#### Data rows
● ● ● ● ●

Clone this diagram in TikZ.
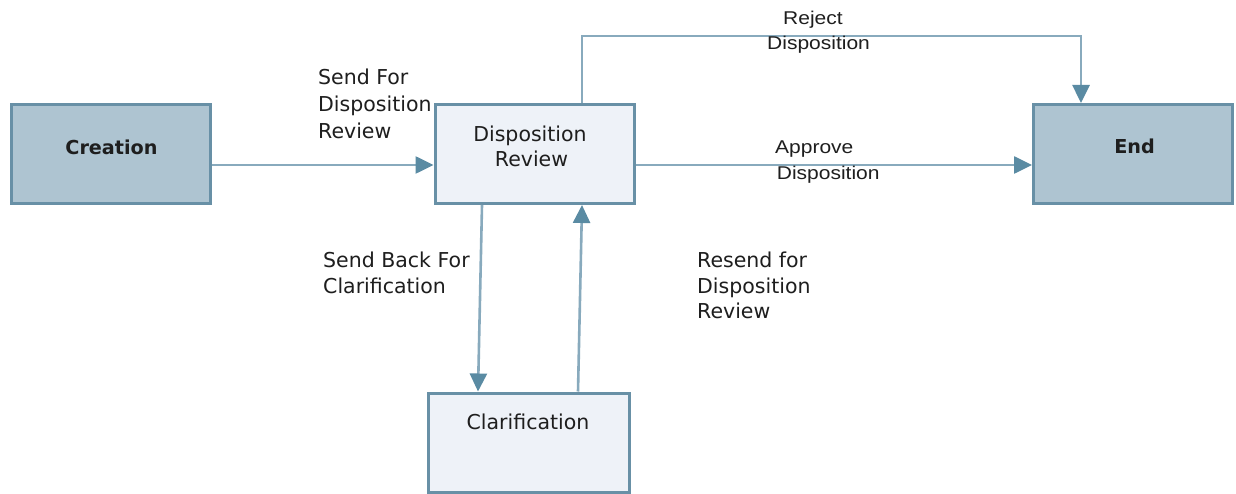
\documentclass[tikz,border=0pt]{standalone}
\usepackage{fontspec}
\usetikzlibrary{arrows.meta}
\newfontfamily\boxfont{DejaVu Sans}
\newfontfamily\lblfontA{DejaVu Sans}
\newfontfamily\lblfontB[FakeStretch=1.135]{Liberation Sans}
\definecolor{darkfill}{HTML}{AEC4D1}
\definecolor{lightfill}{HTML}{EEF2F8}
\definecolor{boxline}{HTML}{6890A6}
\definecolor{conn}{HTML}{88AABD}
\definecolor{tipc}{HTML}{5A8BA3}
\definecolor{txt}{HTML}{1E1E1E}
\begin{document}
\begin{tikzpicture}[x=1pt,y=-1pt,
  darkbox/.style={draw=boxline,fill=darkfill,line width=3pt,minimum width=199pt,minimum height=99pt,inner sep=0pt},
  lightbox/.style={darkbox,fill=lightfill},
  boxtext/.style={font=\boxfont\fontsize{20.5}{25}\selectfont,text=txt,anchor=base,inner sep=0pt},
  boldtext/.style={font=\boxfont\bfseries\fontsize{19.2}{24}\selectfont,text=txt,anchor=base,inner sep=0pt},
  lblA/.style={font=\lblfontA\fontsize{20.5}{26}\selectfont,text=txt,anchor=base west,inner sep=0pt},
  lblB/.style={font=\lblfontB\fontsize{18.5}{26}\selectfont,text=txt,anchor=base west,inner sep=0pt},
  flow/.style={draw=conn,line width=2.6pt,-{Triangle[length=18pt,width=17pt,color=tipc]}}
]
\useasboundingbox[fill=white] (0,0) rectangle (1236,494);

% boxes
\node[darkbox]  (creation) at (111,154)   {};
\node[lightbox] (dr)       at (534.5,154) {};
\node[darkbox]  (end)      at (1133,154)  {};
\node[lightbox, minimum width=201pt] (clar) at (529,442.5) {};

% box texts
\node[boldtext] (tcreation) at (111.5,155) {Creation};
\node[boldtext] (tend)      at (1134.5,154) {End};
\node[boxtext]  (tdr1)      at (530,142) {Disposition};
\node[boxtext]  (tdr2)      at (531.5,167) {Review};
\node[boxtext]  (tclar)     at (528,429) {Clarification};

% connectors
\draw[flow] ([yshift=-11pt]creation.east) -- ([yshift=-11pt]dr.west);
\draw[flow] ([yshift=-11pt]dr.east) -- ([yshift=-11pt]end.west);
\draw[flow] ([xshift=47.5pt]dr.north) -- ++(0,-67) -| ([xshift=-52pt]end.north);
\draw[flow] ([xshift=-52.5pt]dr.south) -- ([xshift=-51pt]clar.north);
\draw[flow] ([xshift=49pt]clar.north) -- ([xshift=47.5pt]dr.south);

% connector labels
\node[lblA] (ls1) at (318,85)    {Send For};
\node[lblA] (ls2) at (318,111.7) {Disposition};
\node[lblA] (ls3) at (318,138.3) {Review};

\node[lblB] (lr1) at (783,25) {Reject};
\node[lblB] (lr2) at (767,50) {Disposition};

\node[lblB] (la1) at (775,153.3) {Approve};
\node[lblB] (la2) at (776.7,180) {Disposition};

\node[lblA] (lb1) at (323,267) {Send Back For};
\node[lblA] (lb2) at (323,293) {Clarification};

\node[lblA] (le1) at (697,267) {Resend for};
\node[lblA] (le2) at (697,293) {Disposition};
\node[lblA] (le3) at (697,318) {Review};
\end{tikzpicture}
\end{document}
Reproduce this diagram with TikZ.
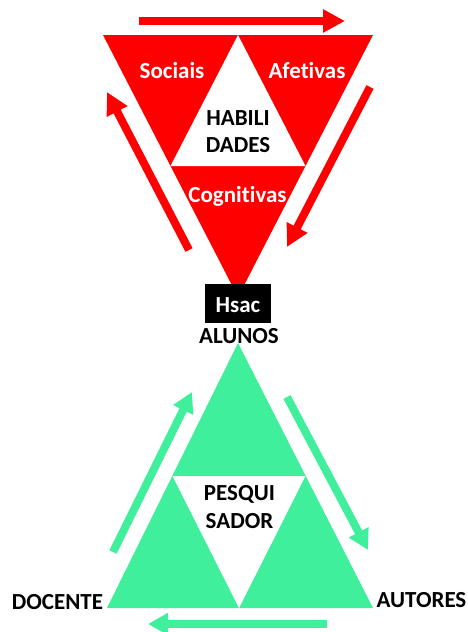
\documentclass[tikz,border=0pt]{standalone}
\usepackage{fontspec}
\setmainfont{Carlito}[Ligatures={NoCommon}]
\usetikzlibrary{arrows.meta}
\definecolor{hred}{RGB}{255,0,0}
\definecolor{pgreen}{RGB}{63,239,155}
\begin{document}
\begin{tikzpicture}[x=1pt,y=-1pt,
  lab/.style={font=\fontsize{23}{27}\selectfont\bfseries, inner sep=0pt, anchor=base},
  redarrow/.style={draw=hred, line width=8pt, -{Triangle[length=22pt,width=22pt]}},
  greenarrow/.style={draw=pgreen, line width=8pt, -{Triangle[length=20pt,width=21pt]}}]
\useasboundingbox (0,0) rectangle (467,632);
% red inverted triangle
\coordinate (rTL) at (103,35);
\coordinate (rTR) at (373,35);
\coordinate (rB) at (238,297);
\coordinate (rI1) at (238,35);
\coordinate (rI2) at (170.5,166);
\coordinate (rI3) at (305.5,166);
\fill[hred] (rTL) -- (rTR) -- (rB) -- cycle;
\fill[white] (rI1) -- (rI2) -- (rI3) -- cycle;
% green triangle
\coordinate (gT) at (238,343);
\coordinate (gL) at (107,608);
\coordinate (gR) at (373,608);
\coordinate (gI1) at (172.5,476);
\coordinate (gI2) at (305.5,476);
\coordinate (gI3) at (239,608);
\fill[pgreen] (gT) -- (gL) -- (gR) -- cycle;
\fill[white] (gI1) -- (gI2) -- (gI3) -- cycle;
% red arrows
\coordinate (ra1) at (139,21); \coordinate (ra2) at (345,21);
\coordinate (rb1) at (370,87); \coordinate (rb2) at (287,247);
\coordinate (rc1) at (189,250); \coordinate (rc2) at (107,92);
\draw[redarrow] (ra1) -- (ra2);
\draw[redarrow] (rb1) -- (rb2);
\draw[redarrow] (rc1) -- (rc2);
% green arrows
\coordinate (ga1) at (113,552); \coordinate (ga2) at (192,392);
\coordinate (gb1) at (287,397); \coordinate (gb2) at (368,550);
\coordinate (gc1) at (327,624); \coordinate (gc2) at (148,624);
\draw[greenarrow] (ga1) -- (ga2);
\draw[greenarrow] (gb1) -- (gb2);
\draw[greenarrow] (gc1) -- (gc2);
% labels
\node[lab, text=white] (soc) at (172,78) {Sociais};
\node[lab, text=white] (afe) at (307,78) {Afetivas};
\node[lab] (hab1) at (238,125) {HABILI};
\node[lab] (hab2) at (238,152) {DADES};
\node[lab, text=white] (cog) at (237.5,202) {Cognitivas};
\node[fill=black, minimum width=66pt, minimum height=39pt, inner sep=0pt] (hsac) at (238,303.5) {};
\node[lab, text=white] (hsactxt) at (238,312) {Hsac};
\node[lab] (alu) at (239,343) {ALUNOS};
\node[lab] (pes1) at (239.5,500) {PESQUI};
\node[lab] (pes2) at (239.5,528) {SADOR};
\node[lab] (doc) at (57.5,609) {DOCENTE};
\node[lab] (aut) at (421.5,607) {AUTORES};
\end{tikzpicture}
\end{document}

● ● ● ● ●

#### Exercise details
Please take the lines from the beginning of the data above through the line holding "([xshift=49pt]clar.north) -- ([xshift=47.5pt]dr.south);" and transcribe them exactly, without any pictures.

#### Solution for this task
Clone this diagram in TikZ.
\documentclass[tikz,border=0pt]{standalone}
\usepackage{fontspec}
\usetikzlibrary{arrows.meta}
\newfontfamily\boxfont{DejaVu Sans}
\newfontfamily\lblfontA{DejaVu Sans}
\newfontfamily\lblfontB[FakeStretch=1.135]{Liberation Sans}
\definecolor{darkfill}{HTML}{AEC4D1}
\definecolor{lightfill}{HTML}{EEF2F8}
\definecolor{boxline}{HTML}{6890A6}
\definecolor{conn}{HTML}{88AABD}
\definecolor{tipc}{HTML}{5A8BA3}
\definecolor{txt}{HTML}{1E1E1E}
\begin{document}
\begin{tikzpicture}[x=1pt,y=-1pt,
  darkbox/.style={draw=boxline,fill=darkfill,line width=3pt,minimum width=199pt,minimum height=99pt,inner sep=0pt},
  lightbox/.style={darkbox,fill=lightfill},
  boxtext/.style={font=\boxfont\fontsize{20.5}{25}\selectfont,text=txt,anchor=base,inner sep=0pt},
  boldtext/.style={font=\boxfont\bfseries\fontsize{19.2}{24}\selectfont,text=txt,anchor=base,inner sep=0pt},
  lblA/.style={font=\lblfontA\fontsize{20.5}{26}\selectfont,text=txt,anchor=base west,inner sep=0pt},
  lblB/.style={font=\lblfontB\fontsize{18.5}{26}\selectfont,text=txt,anchor=base west,inner sep=0pt},
  flow/.style={draw=conn,line width=2.6pt,-{Triangle[length=18pt,width=17pt,color=tipc]}}
]
\useasboundingbox[fill=white] (0,0) rectangle (1236,494);

% boxes
\node[darkbox]  (creation) at (111,154)   {};
\node[lightbox] (dr)       at (534.5,154) {};
\node[darkbox]  (end)      at (1133,154)  {};
\node[lightbox, minimum width=201pt] (clar) at (529,442.5) {};

% box texts
\node[boldtext] (tcreation) at (111.5,155) {Creation};
\node[boldtext] (tend)      at (1134.5,154) {End};
\node[boxtext]  (tdr1)      at (530,142) {Disposition};
\node[boxtext]  (tdr2)      at (531.5,167) {Review};
\node[boxtext]  (tclar)     at (528,429) {Clarification};

% connectors
\draw[flow] ([yshift=-11pt]creation.east) -- ([yshift=-11pt]dr.west);
\draw[flow] ([yshift=-11pt]dr.east) -- ([yshift=-11pt]end.west);
\draw[flow] ([xshift=47.5pt]dr.north) -- ++(0,-67) -| ([xshift=-52pt]end.north);
\draw[flow] ([xshift=-52.5pt]dr.south) -- ([xshift=-51pt]clar.north);
\draw[flow] ([xshift=49pt]clar.north) -- ([xshift=47.5pt]dr.south);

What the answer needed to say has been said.